WHAT IS EXPECTED
Retype word for word the first line of the listing and each line after it up to the line with "200, 220, 240]", with the pictures taken out.

**** DATASET EXCERPT

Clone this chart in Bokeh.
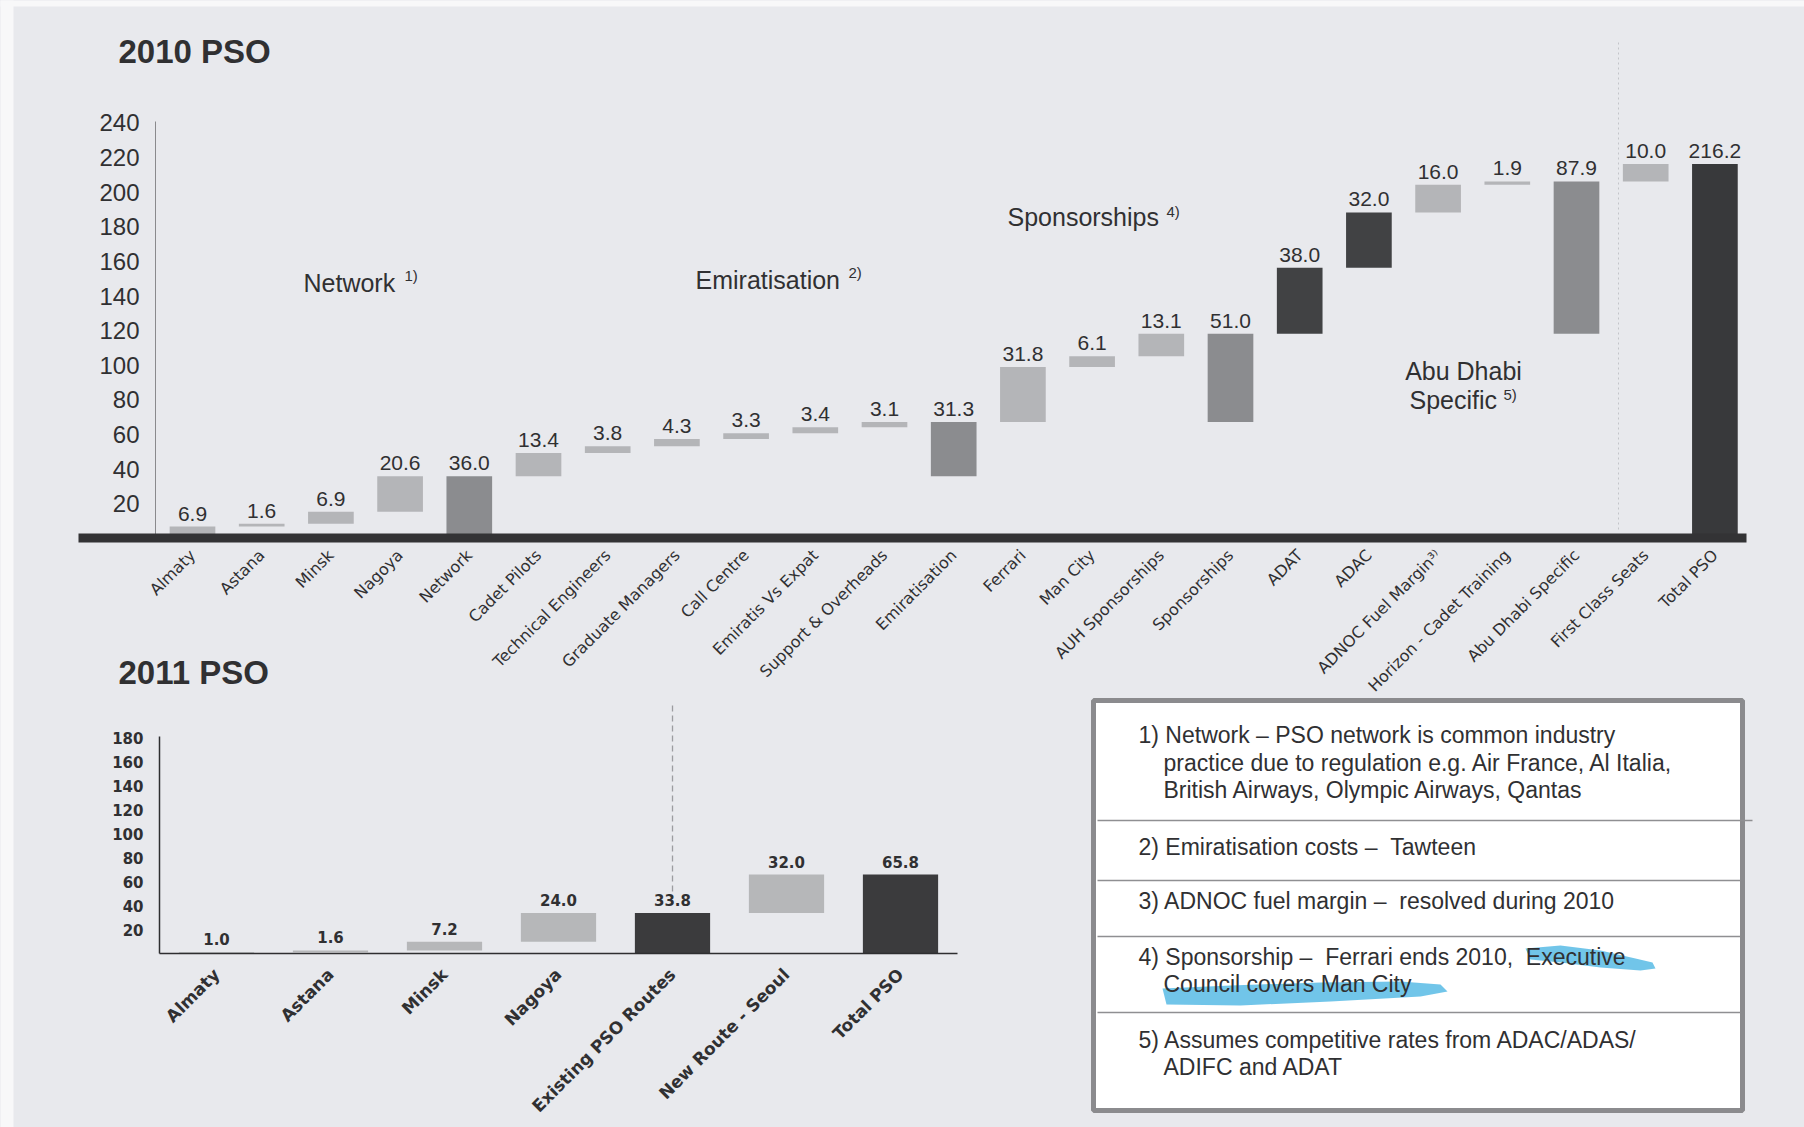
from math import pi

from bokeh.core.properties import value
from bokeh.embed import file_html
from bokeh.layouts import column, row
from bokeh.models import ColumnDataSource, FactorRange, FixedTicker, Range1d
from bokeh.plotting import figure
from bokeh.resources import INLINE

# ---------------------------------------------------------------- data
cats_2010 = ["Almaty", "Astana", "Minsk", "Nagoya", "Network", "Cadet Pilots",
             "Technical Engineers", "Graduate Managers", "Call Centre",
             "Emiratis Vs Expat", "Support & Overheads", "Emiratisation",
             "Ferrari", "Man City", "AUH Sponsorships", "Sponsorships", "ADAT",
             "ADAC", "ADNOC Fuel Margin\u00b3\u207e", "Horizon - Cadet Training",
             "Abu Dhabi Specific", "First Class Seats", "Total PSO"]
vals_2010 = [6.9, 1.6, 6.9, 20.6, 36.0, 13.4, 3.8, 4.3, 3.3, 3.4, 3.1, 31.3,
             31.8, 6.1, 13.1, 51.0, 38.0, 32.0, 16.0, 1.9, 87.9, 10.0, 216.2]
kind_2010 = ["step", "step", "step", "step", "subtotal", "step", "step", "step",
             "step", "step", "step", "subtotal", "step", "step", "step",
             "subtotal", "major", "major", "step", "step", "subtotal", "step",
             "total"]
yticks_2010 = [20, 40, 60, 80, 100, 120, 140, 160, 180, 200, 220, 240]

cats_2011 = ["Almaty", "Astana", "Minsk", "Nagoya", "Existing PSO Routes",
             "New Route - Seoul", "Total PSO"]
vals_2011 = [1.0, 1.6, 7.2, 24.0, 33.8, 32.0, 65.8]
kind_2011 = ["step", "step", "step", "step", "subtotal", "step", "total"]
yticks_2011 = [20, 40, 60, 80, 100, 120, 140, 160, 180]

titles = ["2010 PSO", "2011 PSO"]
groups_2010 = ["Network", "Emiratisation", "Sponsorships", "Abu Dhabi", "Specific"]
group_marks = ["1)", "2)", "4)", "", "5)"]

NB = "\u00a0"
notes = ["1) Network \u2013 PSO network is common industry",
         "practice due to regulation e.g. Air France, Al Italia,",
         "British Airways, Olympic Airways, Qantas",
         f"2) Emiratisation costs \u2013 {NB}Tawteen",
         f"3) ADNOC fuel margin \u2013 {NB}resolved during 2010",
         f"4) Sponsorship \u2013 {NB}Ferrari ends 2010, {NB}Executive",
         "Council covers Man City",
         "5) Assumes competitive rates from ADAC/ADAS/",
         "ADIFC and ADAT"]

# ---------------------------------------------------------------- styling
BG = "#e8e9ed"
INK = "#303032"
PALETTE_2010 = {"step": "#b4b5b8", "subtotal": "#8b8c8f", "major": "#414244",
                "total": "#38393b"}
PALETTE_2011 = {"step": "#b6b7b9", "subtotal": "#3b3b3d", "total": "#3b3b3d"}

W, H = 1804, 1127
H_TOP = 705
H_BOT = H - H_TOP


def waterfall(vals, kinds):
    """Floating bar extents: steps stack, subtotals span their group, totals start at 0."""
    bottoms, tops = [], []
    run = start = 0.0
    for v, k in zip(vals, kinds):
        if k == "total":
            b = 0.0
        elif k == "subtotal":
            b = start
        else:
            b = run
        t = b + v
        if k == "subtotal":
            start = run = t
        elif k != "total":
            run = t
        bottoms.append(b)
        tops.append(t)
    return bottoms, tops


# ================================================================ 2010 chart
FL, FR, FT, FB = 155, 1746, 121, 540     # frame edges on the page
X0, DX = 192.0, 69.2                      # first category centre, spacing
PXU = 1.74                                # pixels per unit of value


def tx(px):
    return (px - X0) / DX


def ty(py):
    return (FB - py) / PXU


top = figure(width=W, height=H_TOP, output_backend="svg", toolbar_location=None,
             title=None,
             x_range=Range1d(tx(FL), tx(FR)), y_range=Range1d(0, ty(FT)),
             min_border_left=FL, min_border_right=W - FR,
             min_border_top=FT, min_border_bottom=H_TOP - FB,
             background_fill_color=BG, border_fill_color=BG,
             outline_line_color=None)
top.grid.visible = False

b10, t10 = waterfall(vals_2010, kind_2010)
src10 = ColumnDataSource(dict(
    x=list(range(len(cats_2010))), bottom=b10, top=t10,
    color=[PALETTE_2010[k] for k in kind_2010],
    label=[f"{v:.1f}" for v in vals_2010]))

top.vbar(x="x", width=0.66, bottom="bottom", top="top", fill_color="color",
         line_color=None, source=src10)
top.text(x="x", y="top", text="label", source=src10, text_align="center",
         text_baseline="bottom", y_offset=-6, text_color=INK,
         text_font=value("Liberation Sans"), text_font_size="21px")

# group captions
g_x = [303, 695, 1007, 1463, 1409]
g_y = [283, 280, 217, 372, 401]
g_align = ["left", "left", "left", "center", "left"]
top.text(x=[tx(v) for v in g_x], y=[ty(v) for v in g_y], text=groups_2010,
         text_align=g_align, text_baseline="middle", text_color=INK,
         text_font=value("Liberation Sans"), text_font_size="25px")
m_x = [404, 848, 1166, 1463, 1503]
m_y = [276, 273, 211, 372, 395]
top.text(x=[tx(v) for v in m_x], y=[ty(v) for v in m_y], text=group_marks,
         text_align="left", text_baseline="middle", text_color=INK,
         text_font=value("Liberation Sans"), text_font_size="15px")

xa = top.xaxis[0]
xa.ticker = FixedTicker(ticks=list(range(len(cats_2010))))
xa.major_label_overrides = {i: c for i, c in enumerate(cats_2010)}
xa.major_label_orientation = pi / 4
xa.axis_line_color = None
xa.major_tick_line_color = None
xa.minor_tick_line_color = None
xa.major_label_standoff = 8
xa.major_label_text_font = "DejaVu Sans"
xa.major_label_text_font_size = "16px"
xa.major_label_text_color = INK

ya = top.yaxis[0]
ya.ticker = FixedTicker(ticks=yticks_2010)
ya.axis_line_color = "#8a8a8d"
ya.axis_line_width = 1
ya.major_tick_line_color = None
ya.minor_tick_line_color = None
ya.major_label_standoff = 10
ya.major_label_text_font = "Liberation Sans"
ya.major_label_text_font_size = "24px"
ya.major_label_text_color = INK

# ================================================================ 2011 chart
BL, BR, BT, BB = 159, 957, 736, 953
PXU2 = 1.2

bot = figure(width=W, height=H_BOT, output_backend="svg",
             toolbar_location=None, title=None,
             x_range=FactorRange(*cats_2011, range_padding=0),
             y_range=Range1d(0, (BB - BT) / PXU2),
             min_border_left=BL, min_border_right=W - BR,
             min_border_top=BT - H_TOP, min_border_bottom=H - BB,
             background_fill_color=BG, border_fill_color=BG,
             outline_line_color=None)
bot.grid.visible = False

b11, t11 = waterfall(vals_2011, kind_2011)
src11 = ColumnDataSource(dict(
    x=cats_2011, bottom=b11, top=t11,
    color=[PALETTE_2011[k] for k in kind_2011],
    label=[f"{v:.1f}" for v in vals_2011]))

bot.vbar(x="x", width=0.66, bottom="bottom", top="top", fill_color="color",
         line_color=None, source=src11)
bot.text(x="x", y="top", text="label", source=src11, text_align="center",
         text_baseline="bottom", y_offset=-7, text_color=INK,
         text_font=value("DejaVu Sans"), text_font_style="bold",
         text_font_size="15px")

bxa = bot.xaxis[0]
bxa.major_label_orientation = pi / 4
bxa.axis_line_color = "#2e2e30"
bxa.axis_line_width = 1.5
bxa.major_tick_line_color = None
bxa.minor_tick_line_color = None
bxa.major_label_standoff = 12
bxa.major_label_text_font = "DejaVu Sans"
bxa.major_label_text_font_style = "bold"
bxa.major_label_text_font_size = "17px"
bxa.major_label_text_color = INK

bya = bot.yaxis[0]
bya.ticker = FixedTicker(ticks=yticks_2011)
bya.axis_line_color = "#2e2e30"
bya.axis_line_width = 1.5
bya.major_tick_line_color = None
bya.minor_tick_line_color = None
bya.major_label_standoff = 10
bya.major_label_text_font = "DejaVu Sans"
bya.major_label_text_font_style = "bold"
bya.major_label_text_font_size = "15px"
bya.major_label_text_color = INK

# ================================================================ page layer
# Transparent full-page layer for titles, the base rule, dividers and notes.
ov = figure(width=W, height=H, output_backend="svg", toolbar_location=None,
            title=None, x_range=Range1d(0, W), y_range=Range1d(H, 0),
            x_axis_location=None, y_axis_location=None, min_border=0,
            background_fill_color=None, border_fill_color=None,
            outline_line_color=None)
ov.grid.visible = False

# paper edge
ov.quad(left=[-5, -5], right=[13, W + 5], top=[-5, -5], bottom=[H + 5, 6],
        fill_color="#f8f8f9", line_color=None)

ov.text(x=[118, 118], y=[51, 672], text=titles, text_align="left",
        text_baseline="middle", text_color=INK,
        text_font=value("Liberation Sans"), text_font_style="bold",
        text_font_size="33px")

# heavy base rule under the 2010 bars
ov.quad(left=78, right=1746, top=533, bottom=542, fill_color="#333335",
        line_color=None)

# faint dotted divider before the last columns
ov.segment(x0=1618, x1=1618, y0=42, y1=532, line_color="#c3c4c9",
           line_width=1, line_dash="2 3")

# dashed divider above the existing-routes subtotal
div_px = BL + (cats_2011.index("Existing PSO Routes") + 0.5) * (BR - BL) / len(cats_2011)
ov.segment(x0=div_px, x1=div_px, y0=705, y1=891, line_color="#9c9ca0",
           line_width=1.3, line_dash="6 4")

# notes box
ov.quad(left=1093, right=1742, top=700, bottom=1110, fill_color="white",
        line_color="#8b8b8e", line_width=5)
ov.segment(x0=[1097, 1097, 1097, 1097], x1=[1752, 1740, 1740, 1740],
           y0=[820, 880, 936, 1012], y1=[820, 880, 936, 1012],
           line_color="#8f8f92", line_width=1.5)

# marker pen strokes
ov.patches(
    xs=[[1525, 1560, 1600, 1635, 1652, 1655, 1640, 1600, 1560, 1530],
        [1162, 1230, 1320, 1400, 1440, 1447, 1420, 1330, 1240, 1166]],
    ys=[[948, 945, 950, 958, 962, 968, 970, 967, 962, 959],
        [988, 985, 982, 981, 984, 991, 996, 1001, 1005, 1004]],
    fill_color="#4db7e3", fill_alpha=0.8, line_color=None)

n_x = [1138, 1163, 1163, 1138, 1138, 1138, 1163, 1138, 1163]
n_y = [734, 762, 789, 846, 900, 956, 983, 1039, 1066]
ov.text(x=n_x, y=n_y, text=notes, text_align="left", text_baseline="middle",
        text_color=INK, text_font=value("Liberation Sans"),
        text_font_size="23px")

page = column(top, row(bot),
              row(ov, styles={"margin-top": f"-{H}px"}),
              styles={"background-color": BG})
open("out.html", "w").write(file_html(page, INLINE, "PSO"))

********

TASK RESPONSE
Clone this chart in Bokeh.
from math import pi

from bokeh.core.properties import value
from bokeh.embed import file_html
from bokeh.layouts import column, row
from bokeh.models import ColumnDataSource, FactorRange, FixedTicker, Range1d
from bokeh.plotting import figure
from bokeh.resources import INLINE

# ---------------------------------------------------------------- data
cats_2010 = ["Almaty", "Astana", "Minsk", "Nagoya", "Network", "Cadet Pilots",
             "Technical Engineers", "Graduate Managers", "Call Centre",
             "Emiratis Vs Expat", "Support & Overheads", "Emiratisation",
             "Ferrari", "Man City", "AUH Sponsorships", "Sponsorships", "ADAT",
             "ADAC", "ADNOC Fuel Margin\u00b3\u207e", "Horizon - Cadet Training",
             "Abu Dhabi Specific", "First Class Seats", "Total PSO"]
vals_2010 = [6.9, 1.6, 6.9, 20.6, 36.0, 13.4, 3.8, 4.3, 3.3, 3.4, 3.1, 31.3,
             31.8, 6.1, 13.1, 51.0, 38.0, 32.0, 16.0, 1.9, 87.9, 10.0, 216.2]
kind_2010 = ["step", "step", "step", "step", "subtotal", "step", "step", "step",
             "step", "step", "step", "subtotal", "step", "step", "step",
             "subtotal", "major", "major", "step", "step", "subtotal", "step",
             "total"]
yticks_2010 = [20, 40, 60, 80, 100, 120, 140, 160, 180, 200, 220, 240]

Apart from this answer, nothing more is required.